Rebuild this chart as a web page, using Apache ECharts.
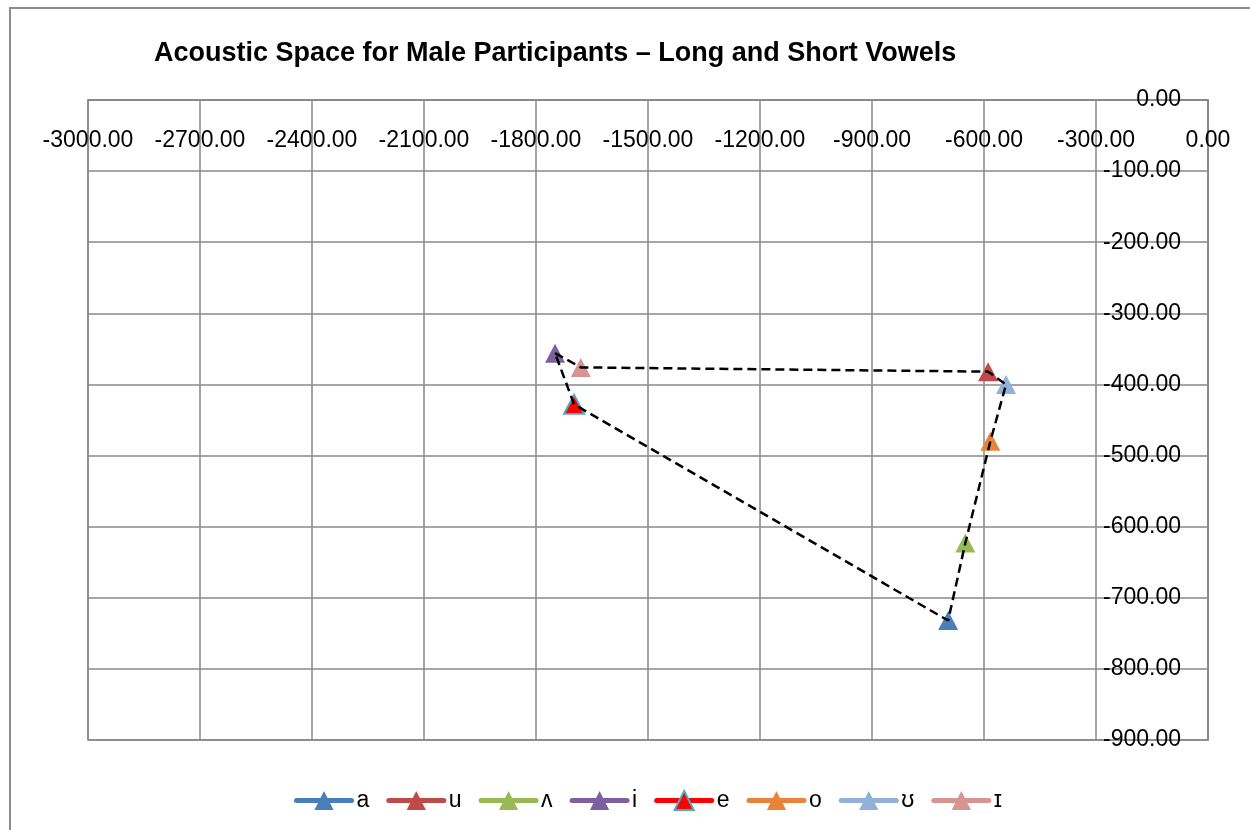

---

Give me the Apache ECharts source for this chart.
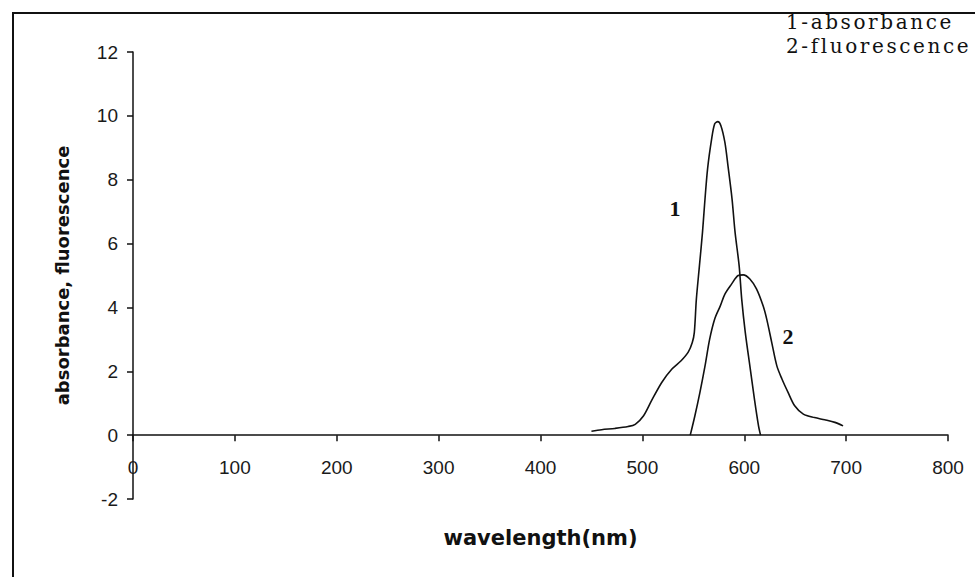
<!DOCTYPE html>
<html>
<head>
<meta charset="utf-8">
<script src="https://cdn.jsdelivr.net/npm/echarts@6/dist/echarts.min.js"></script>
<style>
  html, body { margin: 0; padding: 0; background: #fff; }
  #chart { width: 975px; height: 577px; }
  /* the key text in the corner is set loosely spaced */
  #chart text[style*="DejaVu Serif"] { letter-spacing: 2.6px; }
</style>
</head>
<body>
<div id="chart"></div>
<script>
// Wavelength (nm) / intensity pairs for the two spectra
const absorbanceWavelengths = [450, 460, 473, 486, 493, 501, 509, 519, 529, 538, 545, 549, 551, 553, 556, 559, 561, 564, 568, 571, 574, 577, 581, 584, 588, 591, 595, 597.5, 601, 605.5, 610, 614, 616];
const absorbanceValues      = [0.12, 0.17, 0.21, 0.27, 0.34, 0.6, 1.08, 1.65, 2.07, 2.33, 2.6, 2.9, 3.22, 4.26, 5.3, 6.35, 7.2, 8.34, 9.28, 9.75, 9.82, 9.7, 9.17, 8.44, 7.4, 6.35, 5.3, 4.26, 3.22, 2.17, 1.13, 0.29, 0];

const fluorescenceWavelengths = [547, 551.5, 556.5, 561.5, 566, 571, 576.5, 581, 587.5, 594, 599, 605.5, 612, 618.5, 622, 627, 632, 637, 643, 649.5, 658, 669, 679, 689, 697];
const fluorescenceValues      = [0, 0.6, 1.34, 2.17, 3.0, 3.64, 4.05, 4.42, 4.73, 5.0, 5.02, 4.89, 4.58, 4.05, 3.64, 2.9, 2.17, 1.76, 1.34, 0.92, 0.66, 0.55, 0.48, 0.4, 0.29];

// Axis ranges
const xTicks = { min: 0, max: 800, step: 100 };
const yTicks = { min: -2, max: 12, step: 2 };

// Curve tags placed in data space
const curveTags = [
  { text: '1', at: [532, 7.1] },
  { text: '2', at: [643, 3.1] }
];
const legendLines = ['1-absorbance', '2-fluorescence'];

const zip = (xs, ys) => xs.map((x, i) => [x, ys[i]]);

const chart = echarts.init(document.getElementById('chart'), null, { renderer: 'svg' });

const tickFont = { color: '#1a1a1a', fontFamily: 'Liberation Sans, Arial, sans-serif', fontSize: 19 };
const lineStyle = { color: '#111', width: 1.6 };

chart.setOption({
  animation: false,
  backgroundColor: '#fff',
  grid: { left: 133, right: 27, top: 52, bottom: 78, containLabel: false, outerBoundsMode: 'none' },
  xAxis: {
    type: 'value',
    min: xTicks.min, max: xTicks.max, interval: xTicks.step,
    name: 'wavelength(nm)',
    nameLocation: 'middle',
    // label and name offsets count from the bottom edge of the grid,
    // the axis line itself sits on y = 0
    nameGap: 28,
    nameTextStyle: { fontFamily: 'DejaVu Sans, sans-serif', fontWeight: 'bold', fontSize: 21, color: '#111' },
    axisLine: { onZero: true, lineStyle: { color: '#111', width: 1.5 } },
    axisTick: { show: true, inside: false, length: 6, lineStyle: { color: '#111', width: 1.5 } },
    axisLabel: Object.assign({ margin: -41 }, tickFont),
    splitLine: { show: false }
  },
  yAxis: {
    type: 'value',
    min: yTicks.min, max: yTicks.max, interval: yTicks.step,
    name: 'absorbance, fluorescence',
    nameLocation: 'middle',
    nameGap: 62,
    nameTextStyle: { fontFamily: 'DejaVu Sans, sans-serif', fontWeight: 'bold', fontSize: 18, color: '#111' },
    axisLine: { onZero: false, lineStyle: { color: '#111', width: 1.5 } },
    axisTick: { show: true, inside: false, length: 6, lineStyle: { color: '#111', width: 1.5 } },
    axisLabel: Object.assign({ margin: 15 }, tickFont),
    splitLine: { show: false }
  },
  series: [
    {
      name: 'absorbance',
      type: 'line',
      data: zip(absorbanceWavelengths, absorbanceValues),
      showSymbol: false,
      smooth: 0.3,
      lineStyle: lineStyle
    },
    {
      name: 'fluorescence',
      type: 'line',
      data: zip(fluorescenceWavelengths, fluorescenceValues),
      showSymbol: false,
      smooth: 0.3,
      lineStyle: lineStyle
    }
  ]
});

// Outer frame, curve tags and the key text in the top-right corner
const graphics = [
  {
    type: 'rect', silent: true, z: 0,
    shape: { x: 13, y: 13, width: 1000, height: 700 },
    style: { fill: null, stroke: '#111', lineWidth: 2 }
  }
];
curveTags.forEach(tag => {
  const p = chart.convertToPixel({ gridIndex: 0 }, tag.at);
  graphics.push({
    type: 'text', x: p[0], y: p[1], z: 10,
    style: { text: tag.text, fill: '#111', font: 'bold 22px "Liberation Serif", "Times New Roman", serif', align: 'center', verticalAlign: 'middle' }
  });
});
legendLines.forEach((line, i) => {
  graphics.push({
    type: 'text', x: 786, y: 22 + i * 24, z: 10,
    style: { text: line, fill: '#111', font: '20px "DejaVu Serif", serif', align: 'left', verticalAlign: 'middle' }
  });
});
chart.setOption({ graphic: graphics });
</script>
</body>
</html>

Given request
Without the pictures, write out exactly the lines from the one that has "Give me the" down to the one that has "1.13, 0.29, 0];", both included.

Response to the exercise
Give me the Apache ECharts source for this chart.
<!DOCTYPE html>
<html>
<head>
<meta charset="utf-8">
<script src="https://cdn.jsdelivr.net/npm/echarts@6/dist/echarts.min.js"></script>
<style>
  html, body { margin: 0; padding: 0; background: #fff; }
  #chart { width: 975px; height: 577px; }
  /* the key text in the corner is set loosely spaced */
  #chart text[style*="DejaVu Serif"] { letter-spacing: 2.6px; }
</style>
</head>
<body>
<div id="chart"></div>
<script>
// Wavelength (nm) / intensity pairs for the two spectra
const absorbanceWavelengths = [450, 460, 473, 486, 493, 501, 509, 519, 529, 538, 545, 549, 551, 553, 556, 559, 561, 564, 568, 571, 574, 577, 581, 584, 588, 591, 595, 597.5, 601, 605.5, 610, 614, 616];
const absorbanceValues      = [0.12, 0.17, 0.21, 0.27, 0.34, 0.6, 1.08, 1.65, 2.07, 2.33, 2.6, 2.9, 3.22, 4.26, 5.3, 6.35, 7.2, 8.34, 9.28, 9.75, 9.82, 9.7, 9.17, 8.44, 7.4, 6.35, 5.3, 4.26, 3.22, 2.17, 1.13, 0.29, 0];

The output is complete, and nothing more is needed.